## Aim of the exercise
Restate the whole listing word for word. Pictures are left out.

## Data for the task
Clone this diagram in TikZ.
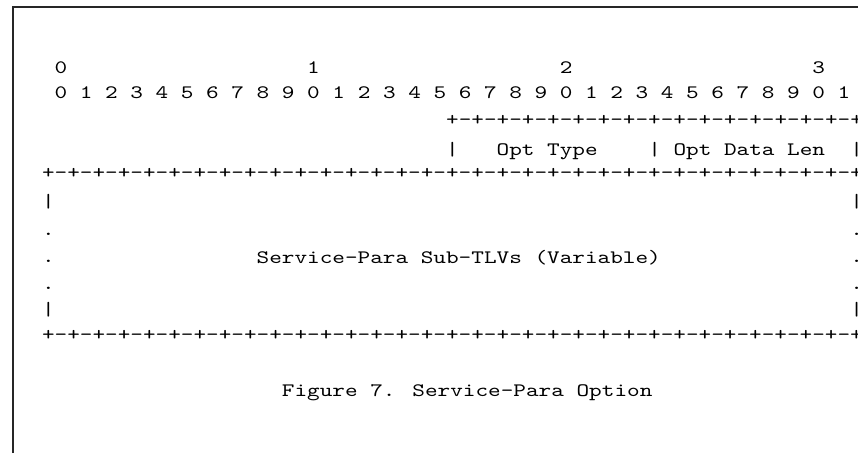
\documentclass[tikz,border=0pt]{standalone}
\usepackage{fontspec}
\newfontfamily\asciifont{lmmono10-regular.otf}[FakeStretch=1.266]
\newcommand\colx[1]{(42+12.63*(#1))}
\tikzset{
  txt/.style={font=\asciifont\fontsize{19}{19}\selectfont, inner sep=0pt, outer sep=0pt, anchor=base west, text=black},
  frameline/.style={line width=2pt, draw=black!85}
}
\begin{document}
\begin{tikzpicture}[x=1pt,y=-1pt]
\useasboundingbox (0,0) rectangle (858,453);
\clip (0,0) rectangle (858,453);
% frame
\coordinate (fbl) at (13.3,453);
\coordinate (ftl) at (13.3,6.7);
\coordinate (ftr) at (858,6.7);
\draw[frameline] (fbl) -- (ftl) -- (ftr);
% bit ruler
\foreach \d/\c in {0/1,1/21,2/41,3/61}
  \node[txt] (top\d) at ({\colx{\c}},73.3) {\d};
\foreach \i in {0,...,31}{
  \pgfmathtruncatemacro\dig{mod(\i,10)}
  \node[txt] (bit\i) at ({\colx{1+2*\i}},98) {\dig};
}
% option header
\node[txt] (rulea) at ({\colx{32}},125.3) {+-+-+-+-+-+-+-+-+-+-+-+-+-+-+-+-+};
\node[txt] (bara) at ({\colx{32}},155) {|};
\node[txt] (opttype) at ({\colx{36}},155) {Opt Type};
\node[txt] (barb) at ({\colx{48}},155) {|};
\node[txt] (optlen) at ({\colx{50}},155) {Opt Data Len};
\node[txt] (barc) at ({\colx{64}},155) {|};
% body
\node[txt] (ruleb) at ({\colx{0}},178.3) {+-+-+-+-+-+-+-+-+-+-+-+-+-+-+-+-+-+-+-+-+-+-+-+-+-+-+-+-+-+-+-+-+};
\node[txt] (lbara) at ({\colx{0}},207) {|};
\node[txt] (rbara) at ({\colx{64}},207) {|};
\foreach \k/\y in {1/235.6,2/262.6,3/289.6}{
  \node[txt] (ldot\k) at ({\colx{0}},\y) {.};
  \node[txt] (rdot\k) at ({\colx{64}},\y) {.};
}
\node[txt] (subtlv) at ({\colx{17}},263) {Service-Para Sub-TLVs (Variable)};
\node[txt] (lbarb) at ({\colx{0}},315) {|};
\node[txt] (rbarb) at ({\colx{64}},315) {|};
\node[txt] (rulec) at ({\colx{0}},340.3) {+-+-+-+-+-+-+-+-+-+-+-+-+-+-+-+-+-+-+-+-+-+-+-+-+-+-+-+-+-+-+-+-+};
% caption
\node[txt] (caption) at ({\colx{19}},396.5) {Figure 7. Service-Para Option};
\end{tikzpicture}
\end{document}
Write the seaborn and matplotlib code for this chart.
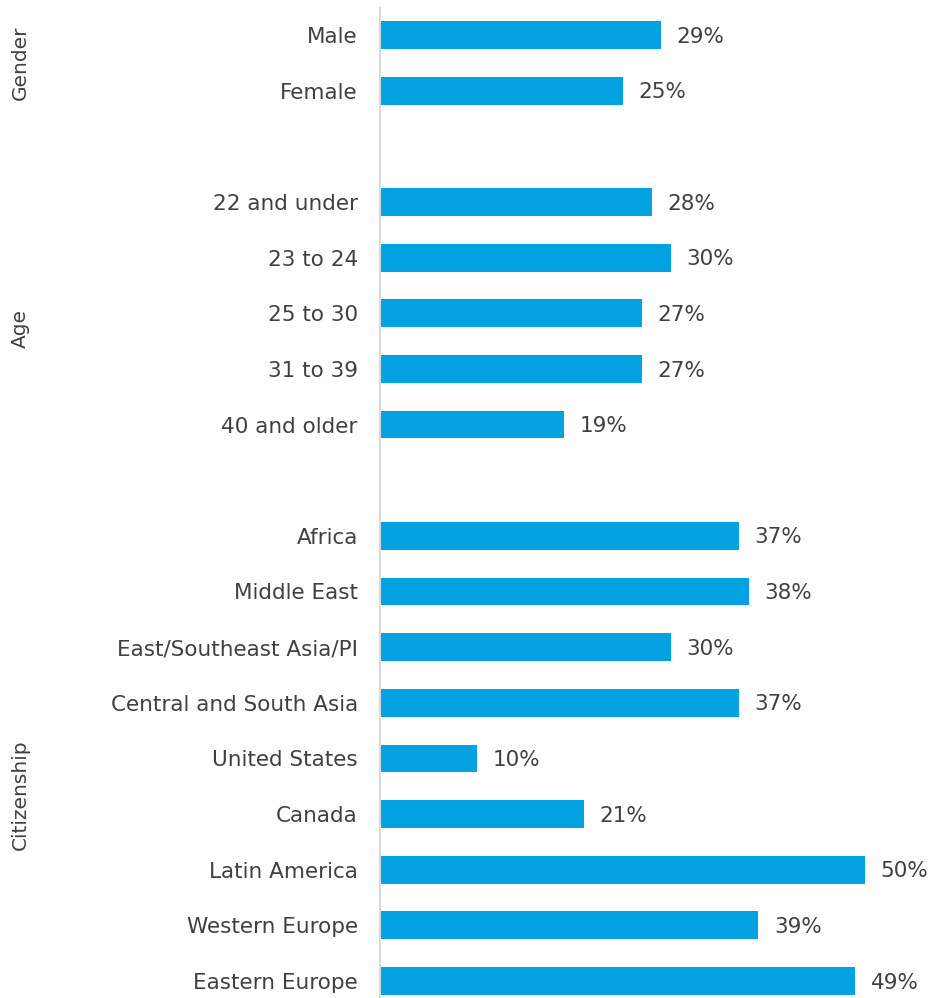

## Output of the exercise
Clone this diagram in TikZ.
\documentclass[tikz,border=0pt]{standalone}
\usepackage{fontspec}
\newfontfamily\asciifont{lmmono10-regular.otf}[FakeStretch=1.266]
\newcommand\colx[1]{(42+12.63*(#1))}
\tikzset{
  txt/.style={font=\asciifont\fontsize{19}{19}\selectfont, inner sep=0pt, outer sep=0pt, anchor=base west, text=black},
  frameline/.style={line width=2pt, draw=black!85}
}
\begin{document}
\begin{tikzpicture}[x=1pt,y=-1pt]
\useasboundingbox (0,0) rectangle (858,453);
\clip (0,0) rectangle (858,453);
% frame
\coordinate (fbl) at (13.3,453);
\coordinate (ftl) at (13.3,6.7);
\coordinate (ftr) at (858,6.7);
\draw[frameline] (fbl) -- (ftl) -- (ftr);
% bit ruler
\foreach \d/\c in {0/1,1/21,2/41,3/61}
  \node[txt] (top\d) at ({\colx{\c}},73.3) {\d};
\foreach \i in {0,...,31}{
  \pgfmathtruncatemacro\dig{mod(\i,10)}
  \node[txt] (bit\i) at ({\colx{1+2*\i}},98) {\dig};
}
% option header
\node[txt] (rulea) at ({\colx{32}},125.3) {+-+-+-+-+-+-+-+-+-+-+-+-+-+-+-+-+};
\node[txt] (bara) at ({\colx{32}},155) {|};
\node[txt] (opttype) at ({\colx{36}},155) {Opt Type};
\node[txt] (barb) at ({\colx{48}},155) {|};
\node[txt] (optlen) at ({\colx{50}},155) {Opt Data Len};
\node[txt] (barc) at ({\colx{64}},155) {|};
% body
\node[txt] (ruleb) at ({\colx{0}},178.3) {+-+-+-+-+-+-+-+-+-+-+-+-+-+-+-+-+-+-+-+-+-+-+-+-+-+-+-+-+-+-+-+-+};
\node[txt] (lbara) at ({\colx{0}},207) {|};
\node[txt] (rbara) at ({\colx{64}},207) {|};
\foreach \k/\y in {1/235.6,2/262.6,3/289.6}{
  \node[txt] (ldot\k) at ({\colx{0}},\y) {.};
  \node[txt] (rdot\k) at ({\colx{64}},\y) {.};
}
\node[txt] (subtlv) at ({\colx{17}},263) {Service-Para Sub-TLVs (Variable)};
\node[txt] (lbarb) at ({\colx{0}},315) {|};
\node[txt] (rbarb) at ({\colx{64}},315) {|};
\node[txt] (rulec) at ({\colx{0}},340.3) {+-+-+-+-+-+-+-+-+-+-+-+-+-+-+-+-+-+-+-+-+-+-+-+-+-+-+-+-+-+-+-+-+};
% caption
\node[txt] (caption) at ({\colx{19}},396.5) {Figure 7. Service-Para Option};
\end{tikzpicture}
\end{document}
Write the seaborn and matplotlib code for this chart.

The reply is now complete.